━━ Collected material ━━

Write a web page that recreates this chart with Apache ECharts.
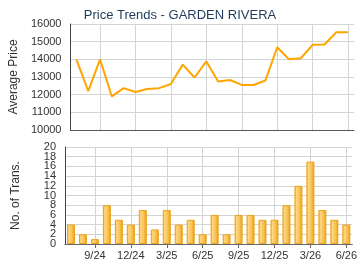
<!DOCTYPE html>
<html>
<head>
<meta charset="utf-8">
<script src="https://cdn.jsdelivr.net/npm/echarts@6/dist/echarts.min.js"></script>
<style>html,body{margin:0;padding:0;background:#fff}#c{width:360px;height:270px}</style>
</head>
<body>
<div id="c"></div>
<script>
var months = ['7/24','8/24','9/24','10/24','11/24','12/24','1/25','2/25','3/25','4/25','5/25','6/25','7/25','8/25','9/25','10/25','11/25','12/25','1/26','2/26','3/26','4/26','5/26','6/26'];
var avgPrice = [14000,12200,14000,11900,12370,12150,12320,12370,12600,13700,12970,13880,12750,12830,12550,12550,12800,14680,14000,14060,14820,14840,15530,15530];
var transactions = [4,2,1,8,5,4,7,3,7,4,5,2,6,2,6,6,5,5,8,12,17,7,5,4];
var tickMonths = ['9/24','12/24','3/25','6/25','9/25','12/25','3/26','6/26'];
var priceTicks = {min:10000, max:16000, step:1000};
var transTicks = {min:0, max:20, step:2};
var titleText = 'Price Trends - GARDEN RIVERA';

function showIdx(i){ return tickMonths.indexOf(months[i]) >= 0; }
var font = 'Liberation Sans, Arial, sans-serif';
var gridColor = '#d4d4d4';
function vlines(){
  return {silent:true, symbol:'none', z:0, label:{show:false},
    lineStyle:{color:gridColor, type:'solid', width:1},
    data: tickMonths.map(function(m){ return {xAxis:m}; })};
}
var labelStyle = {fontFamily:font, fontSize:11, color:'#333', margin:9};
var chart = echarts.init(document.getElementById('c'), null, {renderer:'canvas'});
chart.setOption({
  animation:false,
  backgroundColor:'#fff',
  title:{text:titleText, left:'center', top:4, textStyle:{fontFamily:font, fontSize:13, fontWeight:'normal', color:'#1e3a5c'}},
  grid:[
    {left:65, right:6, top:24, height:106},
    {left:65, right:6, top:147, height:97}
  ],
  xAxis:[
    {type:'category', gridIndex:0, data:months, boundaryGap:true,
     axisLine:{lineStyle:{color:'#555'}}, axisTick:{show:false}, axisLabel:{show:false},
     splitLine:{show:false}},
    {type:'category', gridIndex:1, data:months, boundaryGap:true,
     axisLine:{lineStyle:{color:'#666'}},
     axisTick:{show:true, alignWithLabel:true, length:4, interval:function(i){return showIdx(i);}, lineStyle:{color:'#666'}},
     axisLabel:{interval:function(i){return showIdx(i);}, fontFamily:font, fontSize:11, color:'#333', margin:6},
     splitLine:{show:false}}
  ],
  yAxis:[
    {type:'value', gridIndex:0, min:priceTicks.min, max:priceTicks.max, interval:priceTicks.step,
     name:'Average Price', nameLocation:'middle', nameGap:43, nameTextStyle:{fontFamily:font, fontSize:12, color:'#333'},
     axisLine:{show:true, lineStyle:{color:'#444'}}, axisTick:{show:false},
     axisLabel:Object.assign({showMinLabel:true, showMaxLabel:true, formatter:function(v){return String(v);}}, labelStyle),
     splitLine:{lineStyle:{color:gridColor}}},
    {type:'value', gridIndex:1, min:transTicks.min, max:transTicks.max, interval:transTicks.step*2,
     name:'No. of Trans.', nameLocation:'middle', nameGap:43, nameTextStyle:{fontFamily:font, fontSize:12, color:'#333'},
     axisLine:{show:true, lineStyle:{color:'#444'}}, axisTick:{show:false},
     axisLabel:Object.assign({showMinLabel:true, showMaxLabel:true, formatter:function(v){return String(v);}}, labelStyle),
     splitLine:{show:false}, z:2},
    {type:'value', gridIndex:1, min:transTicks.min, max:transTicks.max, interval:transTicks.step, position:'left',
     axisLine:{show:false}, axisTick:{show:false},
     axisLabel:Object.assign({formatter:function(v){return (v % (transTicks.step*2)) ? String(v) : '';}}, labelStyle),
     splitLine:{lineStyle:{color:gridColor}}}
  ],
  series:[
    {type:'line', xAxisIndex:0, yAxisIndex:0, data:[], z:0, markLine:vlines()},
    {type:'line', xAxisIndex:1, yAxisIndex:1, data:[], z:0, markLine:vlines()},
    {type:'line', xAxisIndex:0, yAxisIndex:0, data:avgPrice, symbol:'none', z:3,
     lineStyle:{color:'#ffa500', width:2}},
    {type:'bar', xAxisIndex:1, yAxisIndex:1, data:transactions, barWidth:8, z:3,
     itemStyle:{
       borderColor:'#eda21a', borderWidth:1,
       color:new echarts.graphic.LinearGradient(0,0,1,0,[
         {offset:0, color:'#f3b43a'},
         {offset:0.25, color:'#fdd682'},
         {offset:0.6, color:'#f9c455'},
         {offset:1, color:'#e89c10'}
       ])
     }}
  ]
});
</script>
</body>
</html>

━━━

Write out exactly the opening lines of the data, stopping after the line that holds "var titleText = 'Price". Exclude pictures.

Full output:
Write a web page that recreates this chart with Apache ECharts.
<!DOCTYPE html>
<html>
<head>
<meta charset="utf-8">
<script src="https://cdn.jsdelivr.net/npm/echarts@6/dist/echarts.min.js"></script>
<style>html,body{margin:0;padding:0;background:#fff}#c{width:360px;height:270px}</style>
</head>
<body>
<div id="c"></div>
<script>
var months = ['7/24','8/24','9/24','10/24','11/24','12/24','1/25','2/25','3/25','4/25','5/25','6/25','7/25','8/25','9/25','10/25','11/25','12/25','1/26','2/26','3/26','4/26','5/26','6/26'];
var avgPrice = [14000,12200,14000,11900,12370,12150,12320,12370,12600,13700,12970,13880,12750,12830,12550,12550,12800,14680,14000,14060,14820,14840,15530,15530];
var transactions = [4,2,1,8,5,4,7,3,7,4,5,2,6,2,6,6,5,5,8,12,17,7,5,4];
var tickMonths = ['9/24','12/24','3/25','6/25','9/25','12/25','3/26','6/26'];
var priceTicks = {min:10000, max:16000, step:1000};
var transTicks = {min:0, max:20, step:2};
var titleText = 'Price Trends - GARDEN RIVERA';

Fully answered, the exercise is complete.